Il a promis à l’opposition que les leaders wangazidja qui avaient fui les procès politiques et qui étaient en France pouvaient rentrer sans problème. Dans le « cadre de concertation », il a laissé l’opposition croire que ceux qui avaient une double nationalité pouvaient se présenter comme candidats malgré la loi qu’il venait de faire voter. Il a fait croire aux potentiels candidats venant de la diaspora qu’ils pourraient se présenter même s’ils n’avaient pas les 12 mois de résidence permanente exigés par la Constitution. Il a même rassuré que l’armée resterait dans les casernes. Et certains y ont cru. Une fois qu’il a acquis la certitude qu’il y aurait suffisamment de candidats de l’opposition, il n’a tenu aucun compte de ces promesses. Il s’est même servi de la section électorale de la Cour Suprême pour éliminer tous les candidats venus de la diaspora, puis ceux qui dans l’opposition pouvaient gêner ses candidats aux élections des gouverneurs.
Aujourd’hui, on peut affirmer qu’Azali Assoumani contrôle tout le processus électoral. Il est à la fois juge et partie. Il n’a rien laissé au hasard ou au scrutin.
Juge et partie
À la tête du contrôle des listes électorales se trouve un militant de son parti la CRC, comme nous l’avons vu. À la présidence de la CENI, chargée de compiler les résultats, il a placé un autre militant de longue date de la CRC, Saïd Idrissa et un autre militant du même parti, Me Abderemane comme Porte-parole de l’institution. C’est le même Saïd Idrissa que l’on a vu, il y a quelques jours, intervenir dans un débat sur Facebook pour défendre, d’une manière maladroite d’ailleurs, son candidat et chef de parti, en ayant complètement oublié qu’il était le président de la CENI et qu’il ne devait pas prendre part aux débats.
Quant à la Chambre constitutionnelle et électorale de la Cour Suprême dont Azali Assoumani s’est accordé le privilège de nommer tous les membres, il s’en est servi pour se donner le droit d’aller à l’encontre du code électoral qui demande à tous les élus, y compris le chef de l’État, de quitter leurs fonctions, une fois que la liste des candidats à la présidence est affichée.
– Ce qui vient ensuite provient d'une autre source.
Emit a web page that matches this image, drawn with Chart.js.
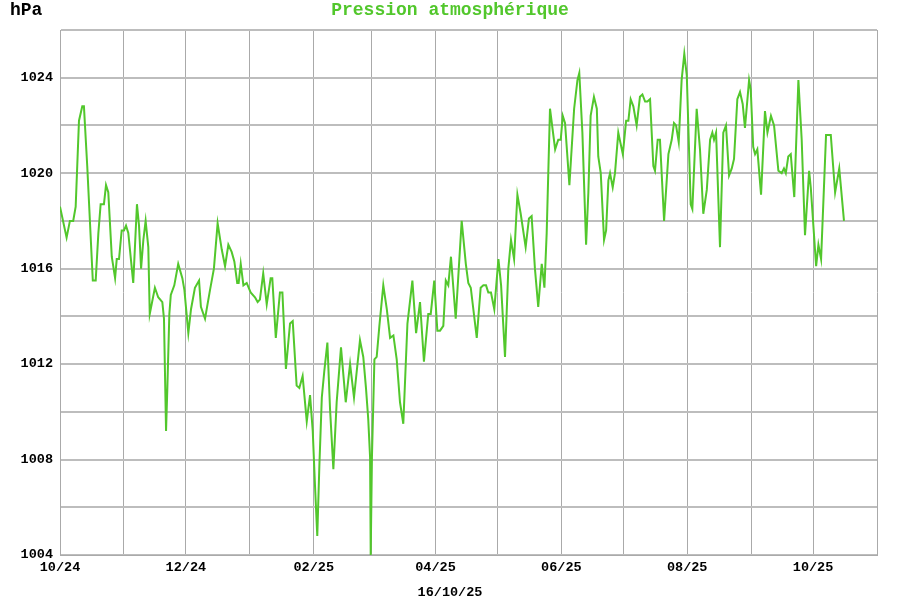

Ensuite, à quelques jours du début de la campagne électorale, il a renvoyé la présidente de cette Chambre constitutionnelle pour placer un autre magistrat, ayant sans doute senti que Harmia Ahmed en avait marre d’aller à l’encontre de la loi et de son serment sur le Coran.
Ces dernières actions du candidat Azali Assoumani montrent qu’il cherche, comme il l’a souvent fait pendant les élections, à amener ses adversaires à la lassitude et à faire en sorte qu’ils abandonnent la campagne. Comme leurs candidatures ont été déjà enregistrées, ils obtiendraient quand même des résultats ridicules. Dans tous les cas, le moins que l’on puisse dire c’est qu’Azali Assoumani garde le contrôle sur tout le processus électoral, il est à la fois juge et partie.